Pursuing Happy
Wanna hear a confession? Sometimes I believe in God despite my beliefs about him.
I know you understand. You have to. I mean, if you've ever read the Old Testament, you must understand me. He's vengeful. He has so many rules you can't possibly remember them all. He approves of war and has very little to say against slavery. His star disciple in the New Testament prefers us all to be poor and single. He put the bad fruit there but told us not to eat it. (Why did he put it there?!) He told Abraham to do something so impossible I can't even go there and didn't let him out of it until the very last second. The FLOOD. I mean, I could go on. Growing up, I heard so many sermons about this God that I could barely see him any other way. I was taught several important tenets: "Die to yourself," "Live for others," "Obey no matter what", and this one - life is not to make us happy, but holy. There are entire books about this, specifically one about marriage. I got so burdened by these concepts, Dad actually asked me once, "Where do you get this idea that whatever is miserable or unpleasant will be God's plan for you?" Well. See all of the above.

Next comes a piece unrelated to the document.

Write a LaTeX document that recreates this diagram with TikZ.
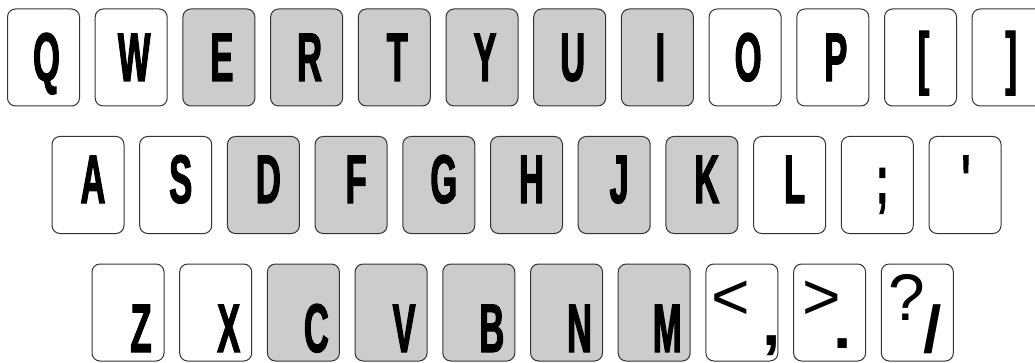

The interesting thing is that I still believe. Sometimes I've wondered if I only believe because I'm afraid of him honestly. But, the thing is, my experiential faith is something wholly different than these things - it's kind. And there is evidence for that in the bible, too. And the kindness has always won me so thoroughly and irrevocably that I could never go back.
Still, the teachings linger. And it's always given me this conviction that the pursuit of happiness is a sin. When someone says, "Just do what makes you happy," I flinch. And I look over my shoulder for a church leader to scold them. It's not right to pursue happiness in your finances, your home, your job, your marriage. Only obedience and constant death to self. It may not make you happy, but it will make you holy.
Confession #2. I pursue it anyway. Relentlessly. And I want it for others.
You know I have been reading L.M. Montgomery's journals, and the lack of happiness in her life makes me want to crawl through the pages and re-order everything around her until she feels as peaceful and happy as her books always make me feel. Her husband suffers from terrible mental illness, and she occasionally does, too. She worries constantly about her children, her peace of mind anchored in whether or not their lives appear successful, traditional, and near-perfect. She does what she does not want to do - all the time - and takes very little time to do the things that always bring her perfect peace and contentment. For her, a walk in nature did this. And if I could prescribe a life for her, she would have taken a walk like that every. single. day.
And there it is. My own relentless pursuit. I so want her to be happy. And then, at the end of this volume, Montgomery posted a picture of this home.
As a minister's wife, she always lived in a manse. This is the first (and only) house she would ever own. And though she only mentioned it once or twice when she was young, I know it was a dream of hers to own a home. I think it represented the ownership she wanted to feel over her life.
LM Montgomery had a gift. There is a veil between what we see every day and whatever the whole, big picture is. The universe, the plane on which our souls dwell, eternity. And Montgomery could step right up to this veil, so close that she could feel that perfect joy and peace that could only come from an understanding of all things and the belief that in the end, it's good. And she knew that if she could have just a little more control over her days, her home, her life, then she could remain by the veil much more often. And I believe her. And I wish I could go back and remove certain conventions from her life - the tradition that women had to marry and that there was no need for it to be a great and romantic love; the convention of ministry as a profession, in which a man could be thoroughly screwed up about faith and still preach its tenets every Sunday while no one helped him have faith himself; or the misplaced conviction that your children were there to reflect perfection rather than to live their own messy, questioning journey and be madly loved and supported by you from the beginning to their end.
When I saw the picture of her house, I took in a short and happy breath. Oh thank goodness, I thought, it looks like a place to be happy.
I know from my friend Caroline Starr Rose, that Montgomery won't find happiness even in this place that looks just made for it. But the feeling was there just the same. It looked like a house that could have been in her stories. And her stories came from her unrelenting belief that happiness was possible even here, no matter how often it eluded her.
If you'd like a theological foundation for the pursuit of happiness, try a search for "gratitude" or "thanksgiving" instead. Those are definitely in there. If you just want to know that you are not alone in the feeling that life is crazy short and sometimes troubling and you just want it to feel more hopeful than hopeless and more joyful than mundane, come find me. I'm right there with you in the pursuit.